-- START Available data --
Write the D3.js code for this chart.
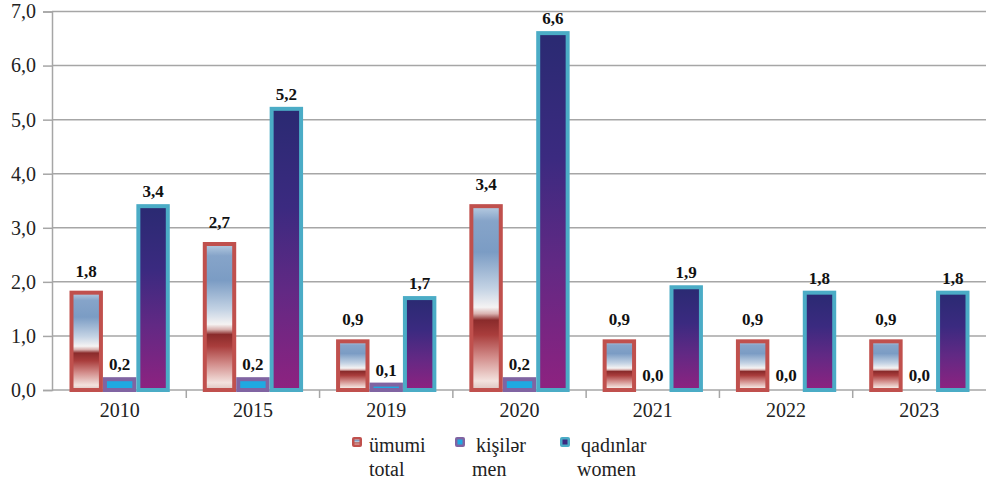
<!DOCTYPE html>
<html><head><meta charset="utf-8">
<script src="https://cdn.jsdelivr.net/npm/d3@7"></script>
<style>body{margin:0;background:#fff}svg{display:block}</style>
</head><body>
<script>
const years = ["2010","2015","2019","2020","2021","2022","2023"];
const total = [1.8, 2.7, 0.9, 3.4, 0.9, 0.9, 0.9];
const men   = [0.2, 0.2, 0.1, 0.2, 0.0, 0.0, 0.0];
const women = [3.4, 5.2, 1.7, 6.6, 1.9, 1.8, 1.8];
const yTicks = [0,1,2,3,4,5,6,7];
const seriesNames = ["total","men","women"];
const legendLine1 = ["ümumi","kişilər","qadınlar"];
const legendLine2 = ["total","men","women"];

const FONT = '"Liberation Serif"';
const W = 986, H = 481;
const svg = d3.select("body").append("svg").attr("width", W).attr("height", H);
const defs = svg.append("defs");

const gT = defs.append("linearGradient").attr("id","gTotal").attr("x1",0).attr("y1",0).attr("x2",0).attr("y2",1);
[[0,"#b9cde2"],[0.08,"#86a4c9"],[0.25,"#7b9cc4"],[0.45,"#c4d3e4"],[0.55,"#f5f3f3"],[0.585,"#d9b2b0"],[0.62,"#8a2b2b"],[0.7,"#a93d3c"],[0.82,"#d28c8a"],[0.95,"#f3e2de"],[1,"#dcc3bf"]]
  .forEach(([o,c]) => gT.append("stop").attr("offset",o).attr("stop-color",c));
const gW = defs.append("linearGradient").attr("id","gWomen").attr("x1",0).attr("y1",0).attr("x2",0).attr("y2",1);
[[0,"#2a2a72"],[0.35,"#3b2a80"],[0.65,"#622984"],[1,"#8e2280"]]
  .forEach(([o,c]) => gW.append("stop").attr("offset",o).attr("stop-color",c));

const fills = {total:"url(#gTotal)", men:"#1fa9e1", women:"url(#gWomen)"};
const strokes = {total:"#c0504d", men:"#8064a2", women:"#4bacc6"};
const data = {total, men, women};

const x0 = d3.scaleBand().domain(years).range([53, 986]).padding(0);
const x1 = d3.scaleBand().domain(seriesNames).range([16.5, x0.bandwidth()-16.5]).padding(0);
const y = d3.scaleLinear().domain([0,7]).range([390, 11.5]);

// gridlines
svg.append("g").selectAll("line").data(yTicks.filter(d=>d>0)).join("line")
  .attr("x1",52).attr("x2",986).attr("y1",d=>y(d)).attr("y2",d=>y(d))
  .attr("stroke","#a6a6a6").attr("stroke-width",1.5);

// y axis
const yAxis = svg.append("g").attr("transform","translate(52,0)")
  .call(d3.axisLeft(y).tickValues(yTicks).tickSize(9).tickPadding(7).tickFormat(d=>d3.format(".1f")(d).replace(".",",")));
yAxis.select(".domain").attr("stroke","#a6a6a6").attr("stroke-width",1.5);
yAxis.selectAll(".tick line").attr("stroke","#a6a6a6").attr("stroke-width",1.5);
yAxis.selectAll("text").style("font-family",FONT).style("font-size","20px").attr("fill","#222");

// x axis
const xAxis = svg.append("g").attr("transform","translate(0,390)")
  .call(d3.axisBottom(x0).tickSize(0).tickPadding(13));
xAxis.select(".domain").attr("stroke","#a6a6a6").attr("stroke-width",1.5).attr("d","M52,0H986");
xAxis.selectAll("text").style("font-family",FONT).style("font-size","20px").attr("fill","#222");
svg.append("g").selectAll("line").data(years.slice(1)).join("line")
  .attr("x1",d=>x0(d)).attr("x2",d=>x0(d)).attr("y1",390).attr("y2",398)
  .attr("stroke","#a6a6a6").attr("stroke-width",1.5);

// bars
const sw = 4;
const groups = svg.append("g").selectAll("g").data(years).join("g")
  .attr("transform", d => `translate(${x0(d)},0)`);
seriesNames.forEach(s => {
  groups.each(function(yr, i){
    const v = data[s][i];
    const g = d3.select(this);
    if (v > 0) {
      g.append("rect")
        .attr("x", x1(s) + sw/2).attr("width", x1.bandwidth() - sw)
        .attr("y", y(v)).attr("height", y(0) - y(v))
        .attr("fill", fills[s]).attr("stroke", strokes[s]).attr("stroke-width", sw);
    }
    g.append("text")
      .attr("x", x1(s) + x1.bandwidth()/2)
      .attr("y", y(v) - (s === "total" ? 16 : 9))
      .attr("text-anchor","middle")
      .style("font-family",FONT).style("font-weight","bold").style("font-size","17px")
      .attr("fill","#111")
      .text(d3.format(".1f")(v).replace(".",","));
  });
});

// legend
const legX = [352, 455, 560];
const innerFill = ["url(#gTotal)", "#1fa9e1", "#3b2a80"];
seriesNames.forEach((s, i) => {
  const g = svg.append("g").attr("transform", `translate(${legX[i]},437)`);
  g.append("rect").attr("x",0).attr("y",0).attr("width",10).attr("height",10).attr("rx",2)
    .attr("fill", strokes[s]);
  g.append("rect").attr("x",2.5).attr("y",2.5).attr("width",5).attr("height",5)
    .attr("fill", innerFill[i]);
  g.append("text").attr("x", i ? 21 : 17).attr("y", 15)
    .style("font-family",FONT).style("font-size","20px").attr("fill","#222")
    .text(legendLine1[i]);
  g.append("text").attr("x", 17).attr("y", 39)
    .style("font-family",FONT).style("font-size","20px").attr("fill","#222")
    .text(legendLine2[i]);
});
</script>
</body></html>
-- END Available data --
» **Task instructions**
Write out the full set of lines verbatim, without the pictures.

» **Result of the exercise**
Write the D3.js code for this chart.
<!DOCTYPE html>
<html><head><meta charset="utf-8">
<script src="https://cdn.jsdelivr.net/npm/d3@7"></script>
<style>body{margin:0;background:#fff}svg{display:block}</style>
</head><body>
<script>
const years = ["2010","2015","2019","2020","2021","2022","2023"];
const total = [1.8, 2.7, 0.9, 3.4, 0.9, 0.9, 0.9];
const men   = [0.2, 0.2, 0.1, 0.2, 0.0, 0.0, 0.0];
const women = [3.4, 5.2, 1.7, 6.6, 1.9, 1.8, 1.8];
const yTicks = [0,1,2,3,4,5,6,7];
const seriesNames = ["total","men","women"];
const legendLine1 = ["ümumi","kişilər","qadınlar"];
const legendLine2 = ["total","men","women"];

const FONT = '"Liberation Serif"';
const W = 986, H = 481;
const svg = d3.select("body").append("svg").attr("width", W).attr("height", H);
const defs = svg.append("defs");

const gT = defs.append("linearGradient").attr("id","gTotal").attr("x1",0).attr("y1",0).attr("x2",0).attr("y2",1);
[[0,"#b9cde2"],[0.08,"#86a4c9"],[0.25,"#7b9cc4"],[0.45,"#c4d3e4"],[0.55,"#f5f3f3"],[0.585,"#d9b2b0"],[0.62,"#8a2b2b"],[0.7,"#a93d3c"],[0.82,"#d28c8a"],[0.95,"#f3e2de"],[1,"#dcc3bf"]]
  .forEach(([o,c]) => gT.append("stop").attr("offset",o).attr("stop-color",c));
const gW = defs.append("linearGradient").attr("id","gWomen").attr("x1",0).attr("y1",0).attr("x2",0).attr("y2",1);
[[0,"#2a2a72"],[0.35,"#3b2a80"],[0.65,"#622984"],[1,"#8e2280"]]
  .forEach(([o,c]) => gW.append("stop").attr("offset",o).attr("stop-color",c));

const fills = {total:"url(#gTotal)", men:"#1fa9e1", women:"url(#gWomen)"};
const strokes = {total:"#c0504d", men:"#8064a2", women:"#4bacc6"};
const data = {total, men, women};

const x0 = d3.scaleBand().domain(years).range([53, 986]).padding(0);
const x1 = d3.scaleBand().domain(seriesNames).range([16.5, x0.bandwidth()-16.5]).padding(0);
const y = d3.scaleLinear().domain([0,7]).range([390, 11.5]);

// gridlines
svg.append("g").selectAll("line").data(yTicks.filter(d=>d>0)).join("line")
  .attr("x1",52).attr("x2",986).attr("y1",d=>y(d)).attr("y2",d=>y(d))
  .attr("stroke","#a6a6a6").attr("stroke-width",1.5);

// y axis
const yAxis = svg.append("g").attr("transform","translate(52,0)")
  .call(d3.axisLeft(y).tickValues(yTicks).tickSize(9).tickPadding(7).tickFormat(d=>d3.format(".1f")(d).replace(".",",")));
yAxis.select(".domain").attr("stroke","#a6a6a6").attr("stroke-width",1.5);
yAxis.selectAll(".tick line").attr("stroke","#a6a6a6").attr("stroke-width",1.5);
yAxis.selectAll("text").style("font-family",FONT).style("font-size","20px").attr("fill","#222");

// x axis
const xAxis = svg.append("g").attr("transform","translate(0,390)")
  .call(d3.axisBottom(x0).tickSize(0).tickPadding(13));
xAxis.select(".domain").attr("stroke","#a6a6a6").attr("stroke-width",1.5).attr("d","M52,0H986");
xAxis.selectAll("text").style("font-family",FONT).style("font-size","20px").attr("fill","#222");
svg.append("g").selectAll("line").data(years.slice(1)).join("line")
  .attr("x1",d=>x0(d)).attr("x2",d=>x0(d)).attr("y1",390).attr("y2",398)
  .attr("stroke","#a6a6a6").attr("stroke-width",1.5);

// bars
const sw = 4;
const groups = svg.append("g").selectAll("g").data(years).join("g")
  .attr("transform", d => `translate(${x0(d)},0)`);
seriesNames.forEach(s => {
  groups.each(function(yr, i){
    const v = data[s][i];
    const g = d3.select(this);
    if (v > 0) {
      g.append("rect")
        .attr("x", x1(s) + sw/2).attr("width", x1.bandwidth() - sw)
        .attr("y", y(v)).attr("height", y(0) - y(v))
        .attr("fill", fills[s]).attr("stroke", strokes[s]).attr("stroke-width", sw);
    }
    g.append("text")
      .attr("x", x1(s) + x1.bandwidth()/2)
      .attr("y", y(v) - (s === "total" ? 16 : 9))
      .attr("text-anchor","middle")
      .style("font-family",FONT).style("font-weight","bold").style("font-size","17px")
      .attr("fill","#111")
      .text(d3.format(".1f")(v).replace(".",","));
  });
});

// legend
const legX = [352, 455, 560];
const innerFill = ["url(#gTotal)", "#1fa9e1", "#3b2a80"];
seriesNames.forEach((s, i) => {
  const g = svg.append("g").attr("transform", `translate(${legX[i]},437)`);
  g.append("rect").attr("x",0).attr("y",0).attr("width",10).attr("height",10).attr("rx",2)
    .attr("fill", strokes[s]);
  g.append("rect").attr("x",2.5).attr("y",2.5).attr("width",5).attr("height",5)
    .attr("fill", innerFill[i]);
  g.append("text").attr("x", i ? 21 : 17).attr("y", 15)
    .style("font-family",FONT).style("font-size","20px").attr("fill","#222")
    .text(legendLine1[i]);
  g.append("text").attr("x", 17).attr("y", 39)
    .style("font-family",FONT).style("font-size","20px").attr("fill","#222")
    .text(legendLine2[i]);
});
</script>
</body></html>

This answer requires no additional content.